Slamet sendiri sempat menyampaikan tentang kesiapan para jawara yang memamerkan silatnya untuk benar-benar unjuk gigi apabila kelak komunis muncul lagi. Bahkan, Slamet menyamakan ancaman komunis itu dengan apa yang terjadi pada penyidik senior KPK Novel Baswedan yang mengalami penyiraman air keras di wajahnya.
“Tadi kan digelar pasukan yang pertama menjaga ulama dan tokoh kita supaya tidak terjadi apa yang terjadi di Novel Baswedan,” ujar Slamet.
“Makanya tadi jawara laskar mereka akan siapkan ulama artinya kalau ada siapa pun yang ingin mencoba mengganggu ulama dan tokoh kita mereka siap jihad untuk menghadapi,” imbuh Slamet.
Di tempat yang sama tampak pula Ketua Majelis Ulama Indonesia (MUI) DKI Jakarta, Munahar Muchtar. Dia sempat pula menyampaikan orasi dari atas podium.
“Saya hadir atas nama MUI Indonesia, baik Provinsi DKI dan para pimpinan MUI provinsi 34, kita sudah keluarkan maklumat bahaya laten komunis gaya baru saat ini. Ini adalah musuh nyata, musuh besar bagi bangsa Negara Republik Indonesia,” ujar Munahar.
Munahar menegaskan sikap untuk menolak RUU HIP. Dia meminta agar RUU HIP tidak lagi dibahas, bahkan mengancam akan adanya gelaran aksi besar-besaran bila pembahasan RUU HIP masih dilanjutkan.
“Kalau ini terpaksa dan di DPR tetap UU akan dijalankan MUI membuat maisyah masirah kubro. Kita akan melaksanakan besaran, 80% umat Islam akan turun. Kalau ini terjadi akan terjadi 212 jilid dua, bahkan lebih besar,” katanya.
“Tujuan kita membela negara, membela Pancasila, ini adalah amanat telah diberikan pahlawan, yang diberikan pendahulu kita, tidak ada hak komunis hidup di negara kita,” imbuhnya.
Slamet pun sebelas-dua belas dengan apa yang disampaikan Munahar. Tuntutan sedari awal disebut Slamet sudah jelas yaitu membatalkan dan mencabut RUU HIP dari Prolegnas.
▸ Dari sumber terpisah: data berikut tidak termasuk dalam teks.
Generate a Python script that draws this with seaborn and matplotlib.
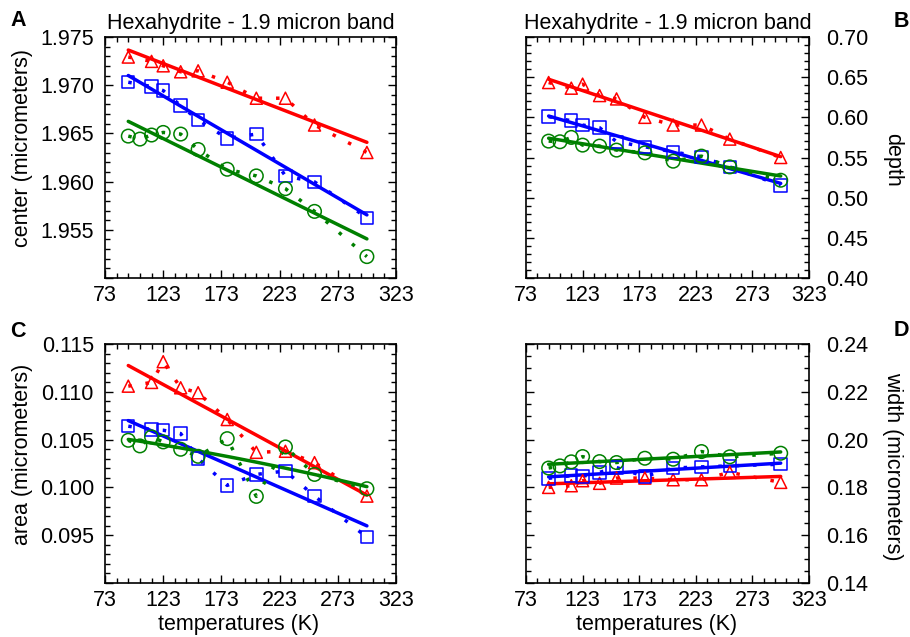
import numpy as np
import pandas as pd
import matplotlib
matplotlib.use("Agg")
import matplotlib.pyplot as plt
from matplotlib.ticker import FixedLocator, MultipleLocator
import seaborn as sns

# ---------------- data ----------------
T_rb = [93, 113, 123, 138, 153, 178, 203, 228, 253, 298]
T_g = [93, 103, 113, 123, 138, 153, 178, 203, 228, 253, 298]

center_red = [1.97292, 1.97247, 1.97201, 1.97139, 1.97149, 1.97031, 1.96865, 1.96865, 1.96587, 1.96302]
center_blue = [1.97031, 1.96986, 1.96944, 1.96788, 1.96639, 1.96448, 1.96493, 1.96059, 1.95997, 1.95625]
center_green = [1.96472, 1.96441, 1.96483, 1.96510, 1.96493, 1.96333, 1.96128, 1.96059, 1.95927, 1.95691, 1.95222]

depth_red = [0.6433, 0.6363, 0.6413, 0.6271, 0.6229, 0.6000, 0.5904, 0.5904, 0.5729, 0.5500]
depth_blue = [0.6008, 0.5958, 0.5904, 0.5871, 0.5696, 0.5633, 0.5571, 0.5508, 0.5383, 0.5154]
depth_green = [0.5704, 0.5696, 0.5750, 0.5654, 0.5642, 0.5592, 0.5558, 0.5454, 0.5517, 0.5383, 0.5217]

area_red = [0.11059, 0.11098, 0.11315, 0.11042, 0.10990, 0.10710, 0.10367, 0.10378, 0.10259, 0.09909]
area_blue = [0.10640, 0.10605, 0.10598, 0.10563, 0.10301, 0.10021, 0.10136, 0.10171, 0.09909, 0.09479]
area_green = [0.10493, 0.10434, 0.10528, 0.10476, 0.10399, 0.10325, 0.10510, 0.09906, 0.10423, 0.10136, 0.09986]

width_red = [0.1800, 0.1807, 0.1828, 0.1817, 0.1839, 0.1839, 0.1832, 0.1832, 0.1863, 0.1821]
width_blue = [0.1838, 0.1849, 0.1846, 0.1863, 0.1883, 0.1846, 0.1881, 0.1886, 0.1890, 0.1897]
width_green = [0.1881, 0.1890, 0.1907, 0.1929, 0.1908, 0.1904, 0.1922, 0.1918, 0.1950, 0.1928, 0.1943]

x_ticks = [73, 123, 173, 223, 273, 323]
title = "Hexahydrite - 1.9 micron band"

# ---------------- style ----------------
sns.set_style("ticks")
plt.rcParams["font.family"] = ["Liberation Sans", "DejaVu Sans"]
plt.rcParams["axes.edgecolor"] = "black"
plt.rcParams["axes.linewidth"] = 1.2
plt.rcParams["xtick.color"] = "black"
plt.rcParams["ytick.color"] = "black"
plt.rcParams["text.color"] = "black"
plt.rcParams["axes.labelcolor"] = "black"
plt.rcParams["axes.titlecolor"] = "black"

FS = 15.5
RED, BLUE, GREEN = "#ff0000", "#0000ff", "#008000"

fig = plt.figure(figsize=(9.1, 6.37), dpi=100)


def add_ax(l, t, r, b):
    return fig.add_axes([l / 910, 1 - b / 637, (r - l) / 910, (b - t) / 637])


def draw_series(ax, T, vals, color, marker, size, order=1):
    df = pd.DataFrame({"T": T, "v": vals})
    sns.lineplot(data=df, x="T", y="v", ax=ax, color=color, lw=2.5,
                 linestyle=(0, (1, 4)), estimator=None, sort=True,
                 legend=False, zorder=2)
    sns.regplot(data=df, x="T", y="v", ax=ax, scatter=False, ci=None,
                order=order, color=color, line_kws=dict(lw=2.5, zorder=2))
    sns.scatterplot(data=df, x="T", y="v", ax=ax, marker=marker, s=size,
                    facecolor="none", edgecolor=color, linewidth=1.1,
                    legend=False, zorder=3)


def style_axis(ax, ylim, ymaj, yminstep, fmt, hide_bottom, right):
    ax.set_xlim(73, 323)
    ax.set_ylim(*ylim)
    ax.xaxis.set_major_locator(FixedLocator(x_ticks))
    ax.xaxis.set_minor_locator(FixedLocator(np.arange(73, 324, 10)))
    ax.set_xticklabels([str(v) for v in x_ticks])
    ax.set_yticks(ymaj)
    labels = [fmt % v for v in ymaj]
    if hide_bottom:
        labels[0] = ""
    ax.set_yticklabels(labels)
    ax.yaxis.set_minor_locator(MultipleLocator(yminstep))
    ax.tick_params(which="both", direction="in", top=True, right=True,
                   left=True, bottom=True, width=1.0, labelsize=FS,
                   colors="black")
    ax.tick_params(which="major", length=6)
    ax.tick_params(which="minor", length=3.5)
    ax.tick_params(axis="x", pad=5)
    if right:
        ax.tick_params(axis="y", labelleft=False, labelright=True, pad=12)
    else:
        ax.tick_params(axis="y", pad=8)
    ax.set_xlabel("")
    ax.set_ylabel("")
    for s in ax.spines.values():
        s.set_visible(True)
        s.set_color("black")
        s.set_linewidth(1.2)


axA = add_ax(105, 37, 396, 278)
axB = add_ax(526, 37, 809, 278)
axC = add_ax(105, 344, 396, 583)
axD = add_ax(526, 344, 809, 583)

# Panel A
draw_series(axA, T_rb, center_red, RED, "^", 75)
draw_series(axA, T_rb, center_blue, BLUE, "s", 80)
draw_series(axA, T_g, center_green, GREEN, "o", 95)
style_axis(axA, (1.950, 1.975), [1.950, 1.955, 1.960, 1.965, 1.970, 1.975], 0.001, "%.3f", True, False)
axA.set_title(title, fontsize=FS, pad=6, color="black")
axA.set_ylabel("center (micrometers)", fontsize=FS, va="center", color="black")
axA.yaxis.set_label_coords(-0.285, 0.54)

# Panel B
draw_series(axB, T_rb, depth_red, RED, "^", 75)
draw_series(axB, T_rb, depth_blue, BLUE, "s", 80)
draw_series(axB, T_g, depth_green, GREEN, "o", 95)
style_axis(axB, (0.40, 0.70), [0.40, 0.45, 0.50, 0.55, 0.60, 0.65, 0.70], 0.01, "%.2f", False, True)
axB.set_title(title, fontsize=FS, pad=6, color="black")
axB.yaxis.set_label_position("right")
axB.set_ylabel("depth", fontsize=FS, va="center", rotation=270, color="black")
axB.yaxis.set_label_coords(1.295, 0.49)

# Panel C
draw_series(axC, T_rb, area_red, RED, "^", 75)
draw_series(axC, T_rb, area_blue, BLUE, "s", 80)
draw_series(axC, T_g, area_green, GREEN, "o", 95, order=2)
style_axis(axC, (0.090, 0.115), [0.090, 0.095, 0.100, 0.105, 0.110, 0.115], 0.001, "%.3f", True, False)
axC.set_ylabel("area (micrometers)", fontsize=FS, va="center", color="black")
axC.yaxis.set_label_coords(-0.285, 0.54)
axC.set_xlabel("temperatures (K)", fontsize=FS, va="center", color="black")
axC.xaxis.set_label_coords(0.46, -0.172)

# Panel D
draw_series(axD, T_rb, width_red, RED, "^", 75)
draw_series(axD, T_rb, width_blue, BLUE, "s", 80)
draw_series(axD, T_g, width_green, GREEN, "o", 95)
style_axis(axD, (0.14, 0.24), [0.14, 0.16, 0.18, 0.20, 0.22, 0.24], 0.005, "%.2f", False, True)
axD.yaxis.set_label_position("right")
axD.set_ylabel("width (micrometers)", fontsize=FS, va="center", rotation=270, color="black")
axD.yaxis.set_label_coords(1.295, 0.49)
axD.set_xlabel("temperatures (K)", fontsize=FS, va="center", color="black")
axD.xaxis.set_label_coords(0.46, -0.172)

# Panel letters
for letter, x, y in [("A", 10, 26), ("B", 894, 27), ("C", 10, 337), ("D", 894, 336)]:
    fig.text(x / 910, 1 - y / 637, letter, fontsize=FS, fontweight="bold",
             ha="left", va="baseline", color="black")

fig.savefig("out.png", dpi=100)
“Kita tidak menuntut ditunda, diganti judulnya karena sudah terbukti rancangan ini memecah belah anak bangsa, menjadi gaduh nasional, bahkan sebagian ormas besar sudah menolaknya,” kata Slamet.
“Kalau ini belum dipenuhi, kami akan terus berjuang bahkan kami akan menyiapkan aksi yang jauh lebih besar dari aksi yang pernah kita lakukan untuk menyelamatkan Pancasila dan Negara Kesatuan Republik Indonesia,” sebut Slamet menambahkan.